You can imagine what the homme in the Rue or the femme on the Marseilles Omnibus would've said to Mr Clever-clogs Voltaire if they'd ever bumped into him in the drive-through at McGuillotines (great burgers, by the way).
"Vous etre une cilly old du-fere" (cos that's how they pronounced duffer) is what the homme in the Rue or the femme on the Marseilles Omnibus would have said to Voltaire.
"Vous should non ce, 'I disapprove of what you say but I will defend to the death your right to say it'."

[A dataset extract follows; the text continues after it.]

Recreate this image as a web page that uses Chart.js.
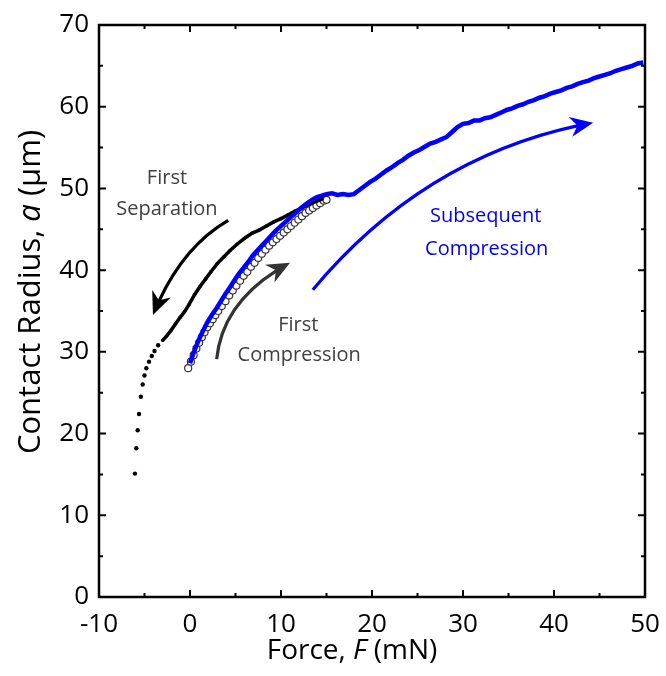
<!DOCTYPE html>
<html lang="en">
<head>
<meta charset="UTF-8">
<title>Contact radius vs force</title>
<script src="https://cdn.jsdelivr.net/npm/chart.js"></script>
<style>
  body { margin: 0; background: #fff; }
  #wrap { width: 666px; height: 676px; }
</style>
</head>
<body>
<div id="wrap"><canvas id="myChart" width="666" height="676"></canvas></div>
<script>
// first separation (black dots), from top end downwards
const sepForce = [14.5, 13.8, 13.0, 12.3, 11.5, 10.7, 10.0, 9.2, 8.4, 7.6, 6.8, 6.0, 5.2, 4.4, 3.7, 3.0, 2.3, 1.7, 1.1, 0.5, -0.1, -0.6, -1.1, -1.6, -2.1, -2.6, -3.0,
                  -3.5, -3.9, -4.2, -4.5, -4.8, -5.0, -5.2, -5.4, -5.6, -5.75, -5.9, -6.05];
const sepRadius = [48.7, 48.4, 48.0, 47.6, 47.2, 46.7, 46.3, 45.9, 45.4, 44.9, 44.5, 43.9, 43.2, 42.4, 41.6, 40.8, 39.8, 38.9, 38.0, 37.0, 35.8, 34.9, 34.2, 33.4, 32.6, 31.9, 31.4,
                   30.8, 30.1, 29.5, 28.8, 28.0, 27.1, 26.0, 24.5, 22.4, 20.4, 18.2, 15.1];

// first compression (open circles)
const compForce = [-0.2, 0.1, 0.4, 0.7, 1.0, 1.3, 1.6, 1.9, 2.2, 2.5, 2.8, 3.1, 3.5, 3.9, 4.3, 4.7, 5.1, 5.5, 5.9, 6.3, 6.7, 7.1, 7.5, 7.9, 8.3,
                   8.7, 9.1, 9.5, 9.9, 10.3, 10.7, 11.1, 11.5, 11.9, 12.3, 12.7, 13.1, 13.5, 13.9, 14.3, 14.7, 15.0];
const compRadius = [28.0, 28.8, 29.6, 30.4, 31.1, 31.8, 32.4, 33.0, 33.5, 34.0, 34.5, 35.0, 35.6, 36.2, 36.9, 37.5, 38.1, 38.7, 39.3, 39.8, 40.4, 40.9, 41.5, 42.0, 42.5,
                    43.0, 43.4, 43.8, 44.2, 44.6, 45.0, 45.4, 45.8, 46.2, 46.6, 47.0, 47.3, 47.6, 47.9, 48.2, 48.5, 48.6];

// subsequent compression (blue)
const subForce = [0.0, 0.4, 0.9, 1.4, 1.9, 2.4, 2.9, 3.4, 3.9, 4.4, 4.9, 5.4, 5.9, 6.4, 6.9, 7.4, 7.9, 8.4, 8.9, 9.4, 9.9, 10.4, 10.9, 11.4, 11.9, 12.4, 12.9, 13.4, 13.9, 14.4,
                  15.0, 15.6, 16.2, 16.8, 17.4, 18.0, 18.6, 19.2, 19.8, 20.4, 21.0, 21.6, 22.2, 22.8, 23.4, 24.0, 24.6, 25.2, 25.8, 26.4, 27.0, 27.6, 28.2, 28.8, 29.4,
                  30.0, 30.6, 31.2, 31.8, 32.4, 33.0, 33.6, 34.2, 34.8, 35.4, 36.0, 36.6, 37.2, 37.8, 38.4, 39.0, 39.6, 40.2, 40.8, 41.4, 42.0, 42.6, 43.2, 43.8, 44.4,
                  45.0, 45.6, 46.2, 46.8, 47.4, 48.0, 48.6, 49.2, 49.8];
const subRadius = [28.6, 29.9, 31.3, 32.5, 33.6, 34.5, 35.3, 36.2, 37.1, 37.9, 38.8, 39.6, 40.3, 41.0, 41.8, 42.4, 43.0, 43.6, 44.2, 44.8, 45.3, 45.8, 46.3, 46.8, 47.3, 47.8, 48.2, 48.6, 48.9, 49.1,
                   49.3, 49.4, 49.2, 49.3, 49.2, 49.3, 49.8, 50.3, 50.8, 51.2, 51.7, 52.2, 52.6, 53.1, 53.5, 54.0, 54.4, 54.7, 55.1, 55.5, 55.7, 56.0, 56.3, 56.9, 57.5,
                   57.9, 58.0, 58.3, 58.3, 58.6, 58.7, 59.0, 59.3, 59.6, 59.8, 60.1, 60.3, 60.6, 60.8, 61.1, 61.3, 61.6, 61.8, 62.0, 62.3, 62.5, 62.8, 63.0, 63.2, 63.5,
                   63.7, 63.9, 64.1, 64.4, 64.6, 64.8, 65.0, 65.3, 65.4];

// annotations, in data units: [tail, bend, tip]
const arrows = [
    { pts: [[4.2, 46.1], [-1.15, 42.65], [-4.07, 34.5]], color: '#000000' },
    { pts: [[2.93, 29.1], [3.59, 36.5], [10.99, 40.9]], color: '#333333' },
    { pts: [[13.5, 37.6], [26.0, 54.3], [44.3, 58.05]], color: '#0000ff' }
];
const notes = [
    { text: 'First', x: -2.53, y: 51.3, color: '#404040' },
    { text: 'Separation', x: -2.53, y: 47.5, color: '#404040' },
    { text: 'First', x: 11.9, y: 33.2, color: '#404040' },
    { text: 'Compression', x: 12.0, y: 29.6, color: '#404040' },
    { text: 'Subsequent', x: 32.5, y: 46.6, color: '#0000ff' },
    { text: 'Compression', x: 32.6, y: 42.5, color: '#0000ff' }
];

const FONT = '"Open Sans", sans-serif';

function pairs(xs, ys) {
    return xs.map((x, i) => ({ x: x, y: ys[i] }));
}

const decor = {
    id: 'decor',
    afterDatasetsDraw(chart) {
        const c = chart.ctx;
        const a = chart.chartArea;
        const xs = chart.scales.x, ys = chart.scales.y;
        const px = v => xs.getPixelForValue(v);
        const py = v => ys.getPixelForValue(v);
        c.save();

        // frame
        c.strokeStyle = '#000';
        c.lineWidth = 2.5;
        c.strokeRect(a.left, a.top, a.right - a.left, a.bottom - a.top);

        // inward ticks, major every 10, minor every 5
        c.lineWidth = 2;
        c.beginPath();
        for (let v = -10; v <= 50; v += 5) {
            const len = v % 10 === 0 ? 7 : 4;
            const x = px(v);
            c.moveTo(x, a.bottom); c.lineTo(x, a.bottom - len);
            c.moveTo(x, a.top); c.lineTo(x, a.top + len);
        }
        for (let v = 0; v <= 70; v += 5) {
            const len = v % 10 === 0 ? 7 : 4;
            const y = py(v);
            c.moveTo(a.left, y); c.lineTo(a.left + len, y);
            c.moveTo(a.right, y); c.lineTo(a.right - len, y);
        }
        c.stroke();

        // arrows
        arrows.forEach(ar => {
            const p0 = [px(ar.pts[0][0]), py(ar.pts[0][1])];
            const cp = [px(ar.pts[1][0]), py(ar.pts[1][1])];
            const p2 = [px(ar.pts[2][0]), py(ar.pts[2][1])];
            // stop the shaft ~14px before the tip
            const len = (Math.hypot(p2[0] - p0[0], p2[1] - p0[1]) +
                         Math.hypot(cp[0] - p0[0], cp[1] - p0[1]) +
                         Math.hypot(p2[0] - cp[0], p2[1] - cp[1])) / 2;
            const t = 1 - 14 / len;
            const q0 = [p0[0] + t * (cp[0] - p0[0]), p0[1] + t * (cp[1] - p0[1])];
            const q1 = [cp[0] + t * (p2[0] - cp[0]), cp[1] + t * (p2[1] - cp[1])];
            const end = [q0[0] + t * (q1[0] - q0[0]), q0[1] + t * (q1[1] - q0[1])];
            c.strokeStyle = ar.color;
            c.lineWidth = 3.2;
            c.beginPath();
            c.moveTo(p0[0], p0[1]);
            c.quadraticCurveTo(q0[0], q0[1], end[0], end[1]);
            c.stroke();

            let dx = p2[0] - cp[0], dy = p2[1] - cp[1];
            const d = Math.hypot(dx, dy);
            dx /= d; dy /= d;
            const L = 23, W = 10, notch = 16;
            c.fillStyle = ar.color;
            c.beginPath();
            c.moveTo(p2[0], p2[1]);
            c.lineTo(p2[0] - dx * L - dy * W, p2[1] - dy * L + dx * W);
            c.lineTo(p2[0] - dx * notch, p2[1] - dy * notch);
            c.lineTo(p2[0] - dx * L + dy * W, p2[1] - dy * L - dx * W);
            c.closePath();
            c.fill();
        });

        // annotation text
        c.font = '20px ' + FONT;
        c.textAlign = 'center';
        c.textBaseline = 'middle';
        notes.forEach(n => {
            c.fillStyle = n.color;
            c.fillText(n.text, px(n.x), py(n.y));
        });

        // axis titles with italic symbols
        function mixed(parts, size) {
            let w = 0;
            parts.forEach(p => {
                c.font = (p[1] ? 'italic ' : '') + size + 'px ' + FONT;
                w += c.measureText(p[0]).width;
            });
            return w;
        }
        function drawMixed(parts, size, x0, y0) {
            let x = x0;
            c.textAlign = 'left';
            c.textBaseline = 'alphabetic';
            parts.forEach(p => {
                c.font = (p[1] ? 'italic ' : '') + size + 'px ' + FONT;
                c.fillText(p[0], x, y0);
                x += c.measureText(p[0]).width;
            });
        }
        c.fillStyle = '#000';
        const xt = [['Force, ', false], ['F', true], [' (mN)', false]];
        drawMixed(xt, 28, 352 - mixed(xt, 28) / 2, 659);

        const yt = [['Contact Radius, ', false], ['a', true], [' (\u03bcm)', false]];
        c.save();
        c.translate(40, 292);
        c.rotate(-Math.PI / 2);
        drawMixed(yt, 31, -mixed(yt, 31) / 2, 0);
        c.restore();

        c.restore();
    }
};

const config = {
    type: 'scatter',
    data: {
        datasets: [
            {
                label: 'Subsequent Compression',
                data: pairs(subForce, subRadius),
                showLine: true,
                borderColor: '#0000ff',
                backgroundColor: '#0000ff',
                borderWidth: 4.5,
                pointRadius: 0,
                tension: 0
            },
            {
                label: 'First Separation',
                data: pairs(sepForce, sepRadius),
                showLine: true,
                borderColor: '#000',
                backgroundColor: '#000',
                borderWidth: 3.5,
                pointRadius: ctx => (ctx.raw && ctx.raw.y < 31.2 ? 2.2 : 1.8),
                pointBorderWidth: 0,
                segment: {
                    borderColor: ctx => (ctx.p1.parsed.y < 31.2 ? 'rgba(0,0,0,0)' : '#000')
                }
            },
            {
                label: 'First Compression',
                data: pairs(compForce, compRadius),
                showLine: false,
                pointStyle: 'circle',
                pointRadius: 3.5,
                borderColor: '#333',
                backgroundColor: '#fff',
                borderWidth: 1.2
            }
        ]
    },
    options: {
        responsive: false,
        animation: false,
        events: [],
        layout: { padding: { top: 25, right: 21, left: 0, bottom: 0 } },
        scales: {
            x: {
                type: 'linear',
                min: -10,
                max: 50,
                grid: { display: false, drawTicks: false },
                border: { display: false },
                ticks: {
                    stepSize: 10,
                    padding: 12,
                    maxRotation: 0,
                    color: '#000',
                    font: { family: FONT, size: 26 }
                },
                afterFit: s => { s.height = 79; s.paddingLeft = 0; s.paddingRight = 0; }
            },
            y: {
                type: 'linear',
                min: 0,
                max: 70,
                grid: { display: false, drawTicks: false },
                border: { display: false },
                ticks: {
                    stepSize: 10,
                    padding: 10,
                    color: '#000',
                    font: { family: FONT, size: 26 }
                },
                afterFit: s => { s.width = 99; s.paddingTop = 0; s.paddingBottom = 0; }
            }
        },
        plugins: {
            legend: { display: false },
            tooltip: { enabled: false },
            title: { display: false }
        }
    },
    plugins: [decor]
};

new Chart(document.getElementById('myChart'), config);
</script>
</body>
</html>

"Non. Non. Zat est outre date, Monsieur Voltaire. Vous should ce what la grande dame Suzette Bradford cez, 'I disapprove of what you do and I will defend to the death my right to pass a law against it'." Ahh, but of course. Mais oui. Oui can all imagine the homme in the Rue or the femme on the Marseilles Omnibus saying that, can we not?
Well, ummm, no, we probably can't. In fact, if we imagine anything, it would more likely be, "Mindez vous votre own business," Or "Deplore, oui. Law, non!" Or possibly, "There is a limit to the legitimate and proper use of legislative coercion," assuming you came from l'academie tertoise.

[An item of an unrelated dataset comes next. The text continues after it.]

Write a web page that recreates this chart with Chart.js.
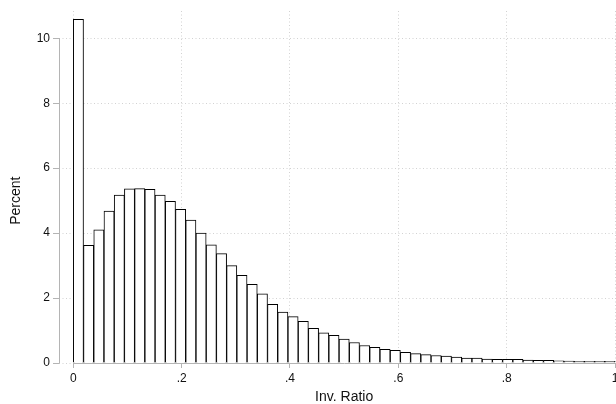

But what we can't imagine and clearly, by a margin of 8 to 2, do not endorse, is the use of legal force to prohibit smacking.
"I think you're trying to defy human nature," is how the Prime Minister described it in an interview before the election, and most people would say she was absolutely right.

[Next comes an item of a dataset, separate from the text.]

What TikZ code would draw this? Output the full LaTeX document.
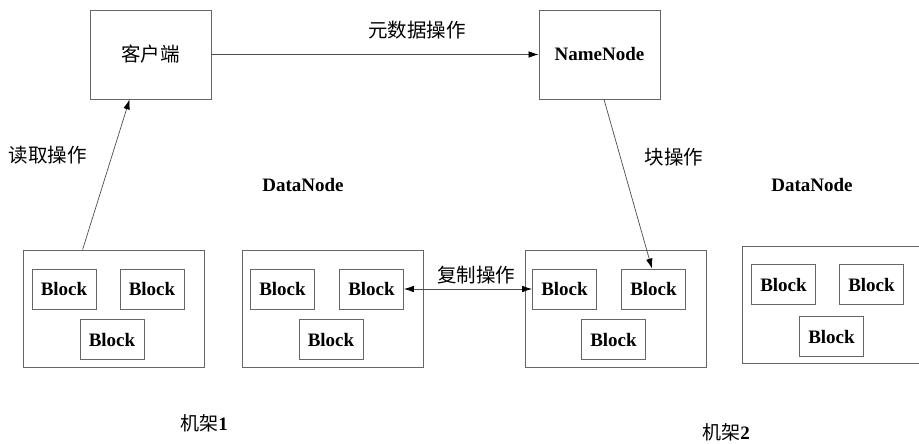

Yet she's about to do exactly that. Like some behavioural Canute, she's prepared to defy the tide of human nature.
Well, perhaps she's changed her mind, you say. Fair enough.
Perhaps she has. But others haven't, among them some in her own party. Six Labour MPs, including Harry Duynhoven, Damien O'Connor, Dover Samuels, George Hawkins and Mahara Okeroa, have been named as being privately opposed to Sue Bradford's bill.
But they're being forced to vote for it. "Smacked" into line, regardless of the dictates of their conscience in what is supposed to be a conscience vote.
So it's not just parents who are being told what to do. It is, oh, finest of ironies, politicians as well. Could someone please rush some spare spines to the Supine Six? Or knee pads to ease the pain of grovelling.
Damnit, men, if you don't own your own conscience, you own nothing!!! Go and join the Army. That's the proper place for chaps who like obeying orders.
It's harder to know what the proper place is for a party that won't respect the conscience of its own members (let alone anyone else's) although Zimbabwe does spring to mind. "Whipping" people into line is something Robert Mugabe would surely applaud.
Ironically, all this whipping to stop smacking may be a waste of time. If we're to believe Sue Bradford, the real reason we should pass this law is because no one's going to do anything about it.
The police won't investigate or prosecute "minor or technical" offences. The worst parents can expect is ... errrrr. a smack on the hand with a wet statute.
Oh, Susie, Susie, Susie. Why didn't you say so earlier? Why didn't you tell us you only wanted to pass a law because it wouldn't be enforced?
While you're at it, let's have an identical one about paying taxes. Or taking you seriously.
Which is hard to do when the best reason you can offer sceptics for supporting your new bill is that the Old Bill are going to ignore it!
Look, you've undoubtedly got good intentions but they are what pave the road to hell. Blunt instruments aren't only found in parents' hands. You're wielding one too.
Not every "violent" act is violent.
You may be appalled to see someone beating the chest of another - until you discover the person being beaten has just had a heart attack. You might object to a slap across the face - until you learn the recipient was so hysterical that all other attempts to calm them had failed.
Motive does matter.
It does alter the character of the action, between adults and between adults and children, where there's a clear imbalance of experience.
And you should allow for that.
No one disputes that parental power should be limited.
"A lot of people are uncomfortable with the beatings," is what the Prime Minister said before the election, but so too should the power of politicians. There is a line the law should not cross.
For better or worse, parents are entitled to a conscience act, as Parliament is entitled to a conscience vote, and the latter should not dictate the former.
Those enjoying the privilege of power are sometimes obliged, however painful it may be, to accept their own limitations. Or ponder something else that Voltaire said, more in sorrow than in anger, you would think: "Men will always be mad and those who think they can cure them are the maddest of all."